TASK DETAILS » From the listing below, restate word for word the lines from the line containing "Output the web" down through the line containing "21.1, 21.6, 22.5];". Exclude pictures.

[start TASK INPUTS]

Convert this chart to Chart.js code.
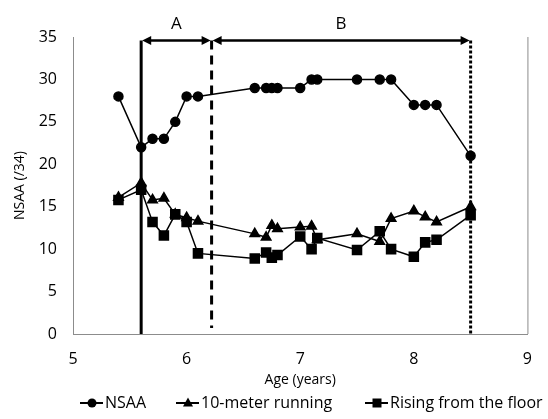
<!DOCTYPE html>
<html>
<head>
<meta charset="utf-8">
<script src="https://cdn.jsdelivr.net/npm/chart.js@4.4.0/dist/chart.umd.min.js"></script>
<style>
  html, body { margin: 0; padding: 0; background: #fff; }
  #wrap { width: 548px; height: 419px; }
</style>
</head>
<body>
<div id="wrap"><canvas id="chart" width="548" height="419"></canvas></div>
<script>
const AGE = [5.4, 5.6, 5.7, 5.8, 5.9, 6.0, 6.1, 6.6, 6.7, 6.75, 6.8, 7.0, 7.1, 7.15, 7.5, 7.7, 7.8, 8.0, 8.1, 8.2, 8.5];
const NSAA = [28, 22, 23, 23, 25, 28, 28, 29, 29, 29, 29, 29, 30, 30, 30, 30, 30, 27, 27, 27, 21];
const RUNNING = [16.1, 17.8, 15.8, 16, 14.1, 13.7, 13.3, 11.8, 11.4, 12.8, 12.4, 12.6, 12.7, 11.1, 11.8, 10.9, 13.6, 14.5, 13.8, 13.2, 15];
const RISING = [15.8, 17, 13.2, 11.6, 14.1, 13.2, 9.5, 8.9, 9.6, 9.0, 9.3, 11.5, 10.0, 11.3, 9.9, 12.1, 10.0, 9.1, 10.8, 11.1, 14];
const X_TICKS = [5, 6, 7, 8, 9];
const PHASE_X = [5.6, 6.22, 8.5];
const PHASE_LABELS = ["A", "B"];
const MARKERS = ["circle", "triangle", "rect"];

const FONT = "'Open Sans', sans-serif";

function toPoints(ys) {
  return AGE.map((x, i) => ({ x, y: ys[i] }));
}

function drawMarker(g, style, x, y) {
  g.beginPath();
  if (style === "circle") {
    g.arc(x, y, 4.5, 0, Math.PI * 2);
  } else if (style === "triangle") {
    g.moveTo(x, y - 5.5);
    g.lineTo(x + 5, y + 3.5);
    g.lineTo(x - 5, y + 3.5);
    g.closePath();
  } else {
    g.rect(x - 4.5, y - 4.5, 9, 9);
  }
  g.fill();
}

const phasePlugin = {
  id: "phases",
  afterDatasetsDraw(chart) {
    const { ctx, chartArea, scales } = chart;
    const xs = scales.x;
    const ys = scales.y;
    const top = ys.getPixelForValue(34.6);
    const bottom = chartArea.bottom;
    const px = PHASE_X.map((v) => xs.getPixelForValue(v));

    ctx.save();
    // right frame line
    ctx.strokeStyle = "#8c8c8c";
    ctx.lineWidth = 1;
    ctx.beginPath();
    ctx.moveTo(chartArea.right + 0.5, chartArea.top);
    ctx.lineTo(chartArea.right + 0.5, chartArea.bottom);
    ctx.stroke();

    ctx.strokeStyle = "#000";
    ctx.fillStyle = "#000";
    ctx.lineWidth = 3;
    const dashes = [[], [9, 6], [3, 2]];
    px.forEach((x, i) => {
      ctx.setLineDash(dashes[i]);
      ctx.beginPath();
      ctx.moveTo(x, top);
      ctx.lineTo(x, i === 1 ? bottom - 6 : bottom);
      ctx.stroke();
    });
    ctx.setLineDash([]);

    function arrowHead(x, dir) {
      ctx.beginPath();
      ctx.moveTo(x, top);
      ctx.lineTo(x - dir * 9, top - 4.5);
      ctx.lineTo(x - dir * 9, top + 4.5);
      ctx.closePath();
      ctx.fill();
    }

    ctx.lineWidth = 2.5;
    ctx.font = "17px " + FONT;
    ctx.textAlign = "center";
    ctx.textBaseline = "middle";
    for (let i = 0; i < 2; i++) {
      const a = px[i] + 1;
      const b = px[i + 1] - 1;
      ctx.beginPath();
      ctx.moveTo(a + 6, top);
      ctx.lineTo(b - 6, top);
      ctx.stroke();
      arrowHead(a, -1);
      arrowHead(b, 1);
      ctx.fillText(PHASE_LABELS[i], (px[i] + px[i + 1]) / 2, top - 16);
    }
    ctx.restore();
  },
  // legend below the axis title: line with marker, then label
  afterDraw(chart) {
    const { ctx } = chart;
    const y = 403;
    const starts = [80, 176, 365];
    ctx.save();
    ctx.fillStyle = "#000";
    ctx.strokeStyle = "#000";
    ctx.lineWidth = 2;
    ctx.font = "16px " + FONT;
    ctx.textBaseline = "middle";
    chart.data.datasets.forEach((d, i) => {
      const x = starts[i];
      ctx.beginPath();
      ctx.moveTo(x, y);
      ctx.lineTo(x + 23, y);
      ctx.stroke();
      drawMarker(ctx, MARKERS[i], x + 12, y);
      ctx.fillText(d.label, x + 25, y);
    });
    ctx.restore();
  },
};

const common = {
  borderColor: "#000",
  backgroundColor: "#000",
  pointBackgroundColor: "#000",
  pointBorderColor: "#000",
  borderWidth: 1.5,
  tension: 0,
};

new Chart(document.getElementById("chart"), {
  type: "line",
  data: {
    datasets: [
      { ...common, label: "NSAA", data: toPoints(NSAA), pointStyle: MARKERS[0], pointRadius: 4.5 },
      { ...common, label: "10-meter running", data: toPoints(RUNNING), pointStyle: MARKERS[1], pointRadius: 5.5 },
      { ...common, label: "Rising from the floor", data: toPoints(RISING), pointStyle: MARKERS[2], pointRadius: 6.4 },
    ],
  },
  options: {
    responsive: false,
    animation: false,
    layout: { padding: { top: 37, right: 14, bottom: 27, left: 0 } },
    plugins: {
      tooltip: { enabled: false },
      legend: { display: false },
    },
    scales: {
      x: {
        type: "linear",
        min: 5,
        max: 9,
        afterBuildTicks(scale) {
          scale.ticks = X_TICKS.map((v) => ({ value: v }));
        },
        afterFit(scale) {
          scale.height = 58;
        },
        grid: { display: false, drawTicks: false },
        border: { color: "#8c8c8c", width: 1 },
        ticks: { color: "#000", font: { family: FONT, size: 16 }, padding: 16 },
        title: { display: true, text: "Age (years)", color: "#000", font: { family: FONT, size: 14 }, padding: { top: 0 } },
      },
      y: {
        min: 0,
        max: 35,
        afterFit(scale) {
          scale.width = 73;
        },
        grid: { display: false, drawTicks: false },
        border: { color: "#8c8c8c", width: 1 },
        ticks: { stepSize: 5, color: "#000", font: { family: FONT, size: 16 }, padding: 16 },
        title: { display: true, text: "NSAA (/34)", color: "#000", font: { family: FONT, size: 14 }, padding: { top: 12, bottom: 4 } },
      },
    },
  },
  plugins: [phasePlugin],
});
</script>
</body>
</html>
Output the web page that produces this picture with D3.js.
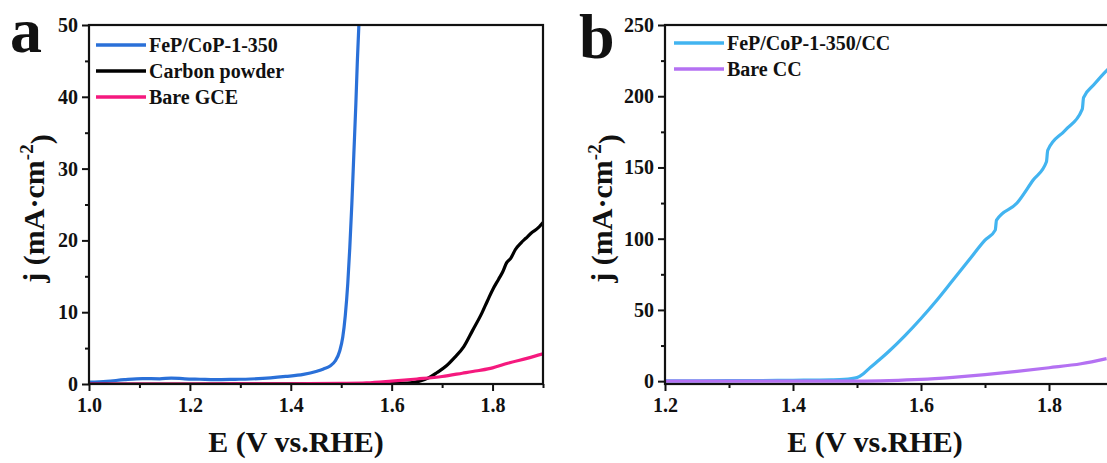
<!DOCTYPE html>
<html>
<head>
<meta charset="utf-8">
<script src="https://cdn.jsdelivr.net/npm/d3@7"></script>
<style>
  body { margin: 0; background: #ffffff; }
  svg text { font-family: "Liberation Serif", serif !important; font-weight: bold !important; }
</style>
</head>
<body>
<div id="chart"></div>
<script>
// ---- panel a data (E in V vs. RHE, j in mA cm-2) ----
const fepCopE = [1.0, 1.035, 1.07, 1.106, 1.14, 1.163, 1.19, 1.22, 1.25, 1.29, 1.32, 1.36, 1.39, 1.425, 1.45, 1.465, 1.478, 1.488, 1.497, 1.503, 1.508, 1.513, 1.517, 1.521, 1.525, 1.529, 1.532, 1.535];
const fepCopJ = [0.25, 0.37, 0.6, 0.75, 0.72, 0.83, 0.72, 0.66, 0.6, 0.65, 0.7, 0.85, 1.05, 1.35, 1.75, 2.1, 2.5, 3.2, 4.6, 6.5, 9.5, 14, 19, 25, 32, 39, 45, 50];

const carbonE = [1.0, 1.2, 1.4, 1.55, 1.6, 1.637, 1.655, 1.673, 1.69, 1.708, 1.725, 1.743, 1.76, 1.779, 1.79, 1.8, 1.812, 1.82, 1.828, 1.836, 1.845, 1.857, 1.866, 1.878, 1.888, 1.9];
const carbonJ = [0.0, 0.0, 0.02, 0.05, 0.08, 0.15, 0.4, 0.85, 1.6, 2.5, 3.7, 5.2, 7.4, 9.9, 11.6, 13.1, 14.6, 15.6, 16.9, 17.5, 18.7, 19.7, 20.3, 21.1, 21.6, 22.5];

const gceE = [1.0, 1.2, 1.4, 1.5, 1.55, 1.6, 1.65, 1.7, 1.74, 1.77, 1.8, 1.83, 1.87, 1.9];
const gceJ = [0.0, 0.0, 0.03, 0.08, 0.15, 0.4, 0.7, 1.05, 1.5, 1.85, 2.25, 2.9, 3.6, 4.2];

// ---- panel b data ----
const fepCopCCE = [1.2, 1.3, 1.4, 1.46, 1.48, 1.5, 1.51, 1.52, 1.535, 1.55, 1.575, 1.6, 1.625, 1.65, 1.675, 1.7, 1.716, 1.718, 1.75, 1.775, 1.796, 1.798, 1.825, 1.852, 1.854, 1.87, 1.89, 1.9];
const fepCopCCJ = [0.2, 0.3, 0.6, 0.9, 1.2, 2.5, 5.2, 9.3, 15, 21, 32, 44, 57, 71, 85, 99, 106, 113, 125, 141, 154, 162, 176, 191, 199, 208, 218, 222];

const bareCCE = [1.2, 1.4, 1.5, 1.55, 1.6, 1.65, 1.7, 1.75, 1.8, 1.85, 1.89];
const bareCCJ = [0.0, 0.0, 0.05, 0.4, 1.2, 2.7, 4.6, 6.8, 9.4, 12.2, 15.8];

// ---- ticks and labels ----
const ticksAX = [1.0, 1.2, 1.4, 1.6, 1.8];
const minorAX = [1.1, 1.3, 1.5, 1.7, 1.9];
const ticksAY = [0, 10, 20, 30, 40, 50];
const minorAY = [5, 15, 25, 35, 45];
const ticksBX = [1.2, 1.4, 1.6, 1.8];
const minorBX = [1.3, 1.5, 1.7, 1.9];
const ticksBY = [0, 50, 100, 150, 200, 250];
const minorBY = [25, 75, 125, 175, 225];

const legendA = ["FeP/CoP-1-350", "Carbon powder", "Bare GCE"];
const legendB = ["FeP/CoP-1-350/CC", "Bare CC"];

const FONT = "Liberation Serif";

const svg = d3.select("#chart").append("svg")
    .attr("width", 1107)
    .attr("height", 463)
    .attr("font-family", FONT)
    .attr("font-weight", "bold");

function zip(xs, ys) {
    return xs.map((x, i) => ({ x: x, y: ys[i] }));
}

function drawPanel(opt) {
    const g = svg.append("g");
    const x = d3.scaleLinear().domain(opt.xDomain).range([opt.left, opt.right]);
    const y = d3.scaleLinear().domain(opt.yDomain).range([opt.bottom, opt.top]);

    const clipId = "clip-" + opt.letter;
    svg.append("clipPath").attr("id", clipId)
        .append("rect")
        .attr("x", opt.left).attr("y", opt.top)
        .attr("width", opt.right - opt.left).attr("height", opt.bottom - opt.top);

    const line = d3.line()
        .x(d => x(d.x))
        .y(d => y(d.y))
        .curve(d3.curveMonotoneX);

    // curves
    opt.series.forEach(s => {
        g.append("path")
            .datum(zip(s.xs, s.ys))
            .attr("clip-path", `url(#${clipId})`)
            .attr("fill", "none")
            .attr("stroke", s.color)
            .attr("stroke-width", 3.2)
            .attr("stroke-linejoin", "round")
            .attr("d", line);
    });

    // axes (major + minor ticks, outward)
    const xAxis = d3.axisBottom(x).tickValues(opt.xTicks).tickFormat(d3.format(".1f"))
        .tickSizeInner(7).tickSizeOuter(0).tickPadding(5);
    const xMinor = d3.axisBottom(x).tickValues(opt.xMinor).tickFormat("").tickSizeInner(4).tickSizeOuter(0);
    const yAxis = d3.axisLeft(y).tickValues(opt.yTicks).tickFormat(d3.format("d"))
        .tickSizeInner(7).tickSizeOuter(0).tickPadding(4);
    const yMinor = d3.axisLeft(y).tickValues(opt.yMinor).tickFormat("").tickSizeInner(4).tickSizeOuter(0);

    const gx = g.append("g").attr("transform", `translate(0,${opt.bottom})`).call(xAxis);
    g.append("g").attr("transform", `translate(0,${opt.bottom})`).call(xMinor);
    const gy = g.append("g").attr("transform", `translate(${opt.left},0)`).call(yAxis);
    g.append("g").attr("transform", `translate(${opt.left},0)`).call(yMinor);

    g.selectAll(".domain").remove();
    g.selectAll("g").attr("font-family", FONT);
    g.selectAll(".tick line").attr("stroke", "#111").attr("stroke-width", 2);
    g.selectAll(".tick text").attr("fill", "#111");
    gx.selectAll("text").attr("font-size", 20).attr("dy", "0.8em");
    gy.selectAll("text").attr("font-size", 20);

    // frame
    g.append("rect")
        .attr("x", opt.left).attr("y", opt.top)
        .attr("width", opt.right - opt.left).attr("height", opt.bottom - opt.top)
        .attr("fill", "none").attr("stroke", "#111").attr("stroke-width", 2.2);

    // axis titles
    g.append("text")
        .attr("x", opt.xTitleX).attr("y", 452)
        .attr("text-anchor", "middle")
        .attr("font-size", 30)
        .attr("fill", "#111")
        .text("E (V vs.RHE)");

    const yt = g.append("text")
        .attr("transform", `translate(${opt.yTitleX},${(opt.top + opt.bottom) / 2 + 4}) rotate(-90)`)
        .attr("text-anchor", "middle")
        .attr("font-size", 30)
        .attr("fill", "#111");
    yt.append("tspan").text("j (mA·cm");
    yt.append("tspan").attr("dy", "-0.6em").attr("font-size", 19).text("-2");
    yt.append("tspan").attr("dy", "0.6em").text(")");

    // panel letter
    g.append("text")
        .attr("x", opt.letterX).attr("y", opt.letterY)
        .attr("font-size", 64)
        .attr("fill", "#111")
        .text(opt.letter);

    // legend
    opt.series.forEach((s, i) => {
        const ly = opt.legendY + i * opt.legendStep;
        g.append("line")
            .attr("x1", opt.legendX).attr("x2", opt.legendX + 50)
            .attr("y1", ly).attr("y2", ly)
            .attr("stroke", s.color).attr("stroke-width", 3.5);
        g.append("text")
            .attr("x", opt.legendX + 53).attr("y", ly)
            .attr("dy", "0.35em")
            .attr("font-size", 20)
            .attr("fill", "#111")
            .text(s.name);
    });
}

drawPanel({
    letter: "a", letterX: 10, letterY: 52,
    left: 89, right: 543, top: 25, bottom: 384,
    xDomain: [1.0, 1.9], yDomain: [0, 50],
    xTicks: ticksAX, xMinor: minorAX, yTicks: ticksAY, yMinor: minorAY,
    xTitleX: 296, yTitleX: 44,
    legendX: 96, legendY: 45, legendStep: 26,
    series: [
        { name: legendA[0], xs: fepCopE, ys: fepCopJ, color: "#2a70d8" },
        { name: legendA[1], xs: carbonE, ys: carbonJ, color: "#000000" },
        { name: legendA[2], xs: gceE, ys: gceJ, color: "#f5197e" }
    ]
});

drawPanel({
    letter: "b", letterX: 579, letterY: 58,
    left: 665, right: 1113, top: 25, bottom: 384,
    xDomain: [1.2, 1.9], yDomain: [-2, 250],
    xTicks: ticksBX, xMinor: minorBX, yTicks: ticksBY, yMinor: minorBY,
    xTitleX: 875, yTitleX: 612,
    legendX: 674, legendY: 43, legendStep: 26,
    series: [
        { name: legendB[0], xs: fepCopCCE, ys: fepCopCCJ, color: "#42b4f0" },
        { name: legendB[1], xs: bareCCE, ys: bareCCJ, color: "#b471f2" }
    ]
});
</script>
</body>
</html>
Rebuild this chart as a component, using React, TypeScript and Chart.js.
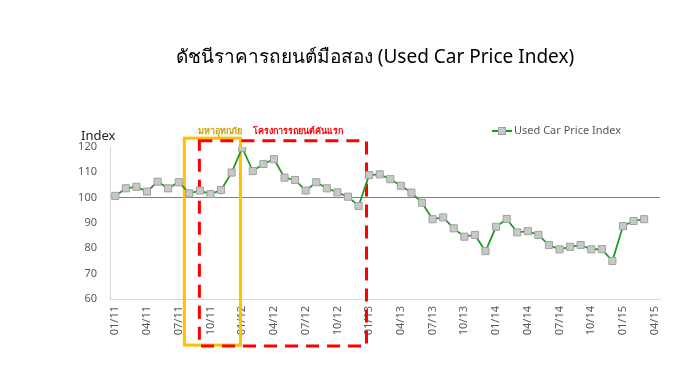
import React, { useEffect, useRef } from 'react';
import { Chart, registerables } from 'chart.js';

Chart.register(...registerables);

const chartTitle = 'ดัชนีราคารถยนต์มือสอง (Used Car Price Index)';
const seriesName = 'Used Car Price Index';
const yAxisTitle = 'Index';
const floodLabel = 'มหาอุทกภัย';
const firstCarLabel = 'โครงการรถยนต์คันแรก';

const categories = [
  '01/11', '02/11', '03/11', '04/11', '05/11', '06/11', '07/11', '08/11', '09/11', '10/11', '11/11', '12/11',
  '01/12', '02/12', '03/12', '04/12', '05/12', '06/12', '07/12', '08/12', '09/12', '10/12', '11/12', '12/12',
  '01/13', '02/13', '03/13', '04/13', '05/13', '06/13', '07/13', '08/13', '09/13', '10/13', '11/13', '12/13',
  '01/14', '02/14', '03/14', '04/14', '05/14', '06/14', '07/14', '08/14', '09/14', '10/14', '11/14', '12/14',
  '01/15', '02/15', '03/15', '04/15',
];

const usedCarIndex: (number | null)[] = [
  100.7, 103.7, 104.3, 102.4, 106.3, 103.7, 106.1, 101.7, 102.8, 101.4, 103.0, 109.9,
  119.7, 110.5, 113.3, 115.2, 107.9, 107.0, 102.8, 106.1, 103.7, 102.1, 100.4, 96.7,
  108.9, 109.2, 107.3, 104.7, 102.0, 98.0, 91.5, 92.2, 87.9, 84.6, 85.3, 78.9,
  88.5, 91.6, 86.3, 86.8, 85.3, 81.3, 79.6, 80.6, 81.3, 79.6, 79.7, 75.0,
  88.8, 90.8, 91.5, null,
];

const yMin = 60;
const yMax = 120;
const yStep = 10;
const referenceLevel = 100;

// annotation boxes in data coordinates (category index, index value)
const floodBox = { x0: 6.53, x1: 11.83, y0: 123.5, y1: 41.8 };
const firstCarBox = { x0: 7.95, x1: 23.75, y0: 122.5, y1: 41.4 };

const FONT = '"Noto Sans", "Open Sans", "DejaVu Sans", sans-serif';

const overlayPlugin = {
  id: 'overlay',
  beforeDatasetsDraw(chart: any) {
    const { ctx, scales } = chart;
    const xs = scales.x;
    const ys = scales.y;
    ctx.save();
    ctx.strokeStyle = '#FFC000';
    ctx.lineWidth = 3;
    ctx.setLineDash([]);
    const fx0 = xs.getPixelForValue(floodBox.x0);
    const fx1 = xs.getPixelForValue(floodBox.x1);
    const fy0 = ys.getPixelForValue(floodBox.y0);
    const fy1 = ys.getPixelForValue(floodBox.y1);
    ctx.strokeRect(fx0, fy0, fx1 - fx0, fy1 - fy0);
    ctx.strokeStyle = '#FF0000';
    ctx.setLineDash([13, 8]);
    const rx0 = xs.getPixelForValue(firstCarBox.x0);
    const rx1 = xs.getPixelForValue(firstCarBox.x1);
    const ry0 = ys.getPixelForValue(firstCarBox.y0);
    const ry1 = ys.getPixelForValue(firstCarBox.y1);
    ctx.strokeRect(rx0, ry0, rx1 - rx0, ry1 - ry0);
    ctx.setLineDash([]);
    ctx.restore();
  },
  afterDraw(chart: any) {
    const { ctx, scales } = chart;
    const xs = scales.x;
    ctx.save();
    ctx.fillStyle = '#000000';
    ctx.font = `19px ${FONT}`;
    ctx.textAlign = 'center';
    ctx.textBaseline = 'middle';
    ctx.fillText(chartTitle, 375, 58);
    ctx.fillStyle = '#222222';
    ctx.font = `13px ${FONT}`;
    ctx.textAlign = 'left';
    ctx.fillText(yAxisTitle, 81, 136);
    ctx.font = `bold 9px ${FONT}`;
    ctx.fillStyle = '#C9A000';
    ctx.fillText(floodLabel, xs.getPixelForValue(7.8), 131);
    ctx.fillStyle = '#FF0000';
    ctx.fillText(firstCarLabel, xs.getPixelForValue(13.0), 131);
    const ly = 131;
    ctx.strokeStyle = '#1A9A1A';
    ctx.lineWidth = 2;
    ctx.beginPath();
    ctx.moveTo(492, ly);
    ctx.lineTo(512, ly);
    ctx.stroke();
    ctx.fillStyle = '#C8C8C8';
    ctx.strokeStyle = '#A0A0A0';
    ctx.lineWidth = 1;
    ctx.fillRect(498.5, ly - 3.5, 7, 7);
    ctx.strokeRect(498.5, ly - 3.5, 7, 7);
    ctx.fillStyle = '#595959';
    ctx.font = `11px ${FONT}`;
    ctx.fillText(seriesName, 514, ly);
    ctx.restore();
  },
};

const bgPlugin = {
  id: 'bg',
  beforeDraw(chart: any) {
    const { ctx, width, height } = chart;
    ctx.save();
    ctx.fillStyle = '#ffffff';
    ctx.fillRect(0, 0, width, height);
    ctx.restore();
  },
};

export default function App() {
  const ref = useRef<HTMLCanvasElement | null>(null);
  useEffect(() => {
    if (!ref.current) return;
    const chart = new Chart(ref.current, {
      type: 'line',
      data: {
        labels: categories,
        datasets: [
          {
            label: seriesName,
            data: usedCarIndex,
            borderColor: '#1A9A1A',
            borderWidth: 1.75,
            backgroundColor: '#C8C8C8',
            pointStyle: 'rect',
            pointRadius: 5,
            pointBorderColor: '#A0A0A0',
            pointBorderWidth: 1,
            pointBackgroundColor: '#C8C8C8',
            tension: 0,
            fill: false,
          },
        ],
      },
      options: {
        responsive: false,
        animation: false,
        events: [],
        layout: { padding: { left: 0, right: 22, top: 147, bottom: 0 } },
        plugins: {
          legend: { display: false },
          title: { display: false },
          tooltip: { enabled: false },
        },
        scales: {
          x: {
            type: 'category',
            offset: true,
            grid: { display: false, drawTicks: false },
            border: { display: true, color: '#D9D9D9', width: 1 },
            ticks: {
              autoSkip: false,
              maxRotation: 90,
              minRotation: 90,
              padding: 7,
              color: '#595959',
              font: { family: FONT, size: 11 },
              callback: (_v: any, i: number) => (i % 3 === 0 ? categories[i] : ''),
            },
            afterFit: (s: any) => {
              s.height = 81;
            },
          },
          y: {
            min: yMin,
            max: yMax,
            grid: {
              drawTicks: false,
              color: (c: any) => (c.tick && c.tick.value === referenceLevel ? '#7F7F7F' : 'rgba(0,0,0,0)'),
              lineWidth: 1,
            },
            border: { display: true, color: '#D9D9D9', width: 1 },
            ticks: {
              stepSize: yStep,
              padding: 13,
              color: '#595959',
              font: { family: FONT, size: 11 },
            },
            afterFit: (s: any) => {
              s.width = 110;
            },
          },
        },
      },
      plugins: [bgPlugin, overlayPlugin],
    });
    return () => chart.destroy();
  }, []);
  return (
    <div style={{ position: 'absolute', left: 0, top: 0, width: 682, height: 380, background: '#fff' }}>
      <canvas ref={ref} width={682} height={380} />
    </div>
  );
}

[end TASK INPUTS]

WRITTEN RESPONSE »
Output the web page that produces this picture with D3.js.
<!DOCTYPE html>
<html>
<head>
<meta charset="utf-8">
<script src="https://cdn.jsdelivr.net/npm/d3@7"></script>
<style>
  body { margin: 0; background: #ffffff; }
  svg text { font-family: "Liberation Serif", serif !important; font-weight: bold !important; }
</style>
</head>
<body>
<div id="chart"></div>
<script>
// ---- panel a data (E in V vs. RHE, j in mA cm-2) ----
const fepCopE = [1.0, 1.035, 1.07, 1.106, 1.14, 1.163, 1.19, 1.22, 1.25, 1.29, 1.32, 1.36, 1.39, 1.425, 1.45, 1.465, 1.478, 1.488, 1.497, 1.503, 1.508, 1.513, 1.517, 1.521, 1.525, 1.529, 1.532, 1.535];
const fepCopJ = [0.25, 0.37, 0.6, 0.75, 0.72, 0.83, 0.72, 0.66, 0.6, 0.65, 0.7, 0.85, 1.05, 1.35, 1.75, 2.1, 2.5, 3.2, 4.6, 6.5, 9.5, 14, 19, 25, 32, 39, 45, 50];

const carbonE = [1.0, 1.2, 1.4, 1.55, 1.6, 1.637, 1.655, 1.673, 1.69, 1.708, 1.725, 1.743, 1.76, 1.779, 1.79, 1.8, 1.812, 1.82, 1.828, 1.836, 1.845, 1.857, 1.866, 1.878, 1.888, 1.9];
const carbonJ = [0.0, 0.0, 0.02, 0.05, 0.08, 0.15, 0.4, 0.85, 1.6, 2.5, 3.7, 5.2, 7.4, 9.9, 11.6, 13.1, 14.6, 15.6, 16.9, 17.5, 18.7, 19.7, 20.3, 21.1, 21.6, 22.5];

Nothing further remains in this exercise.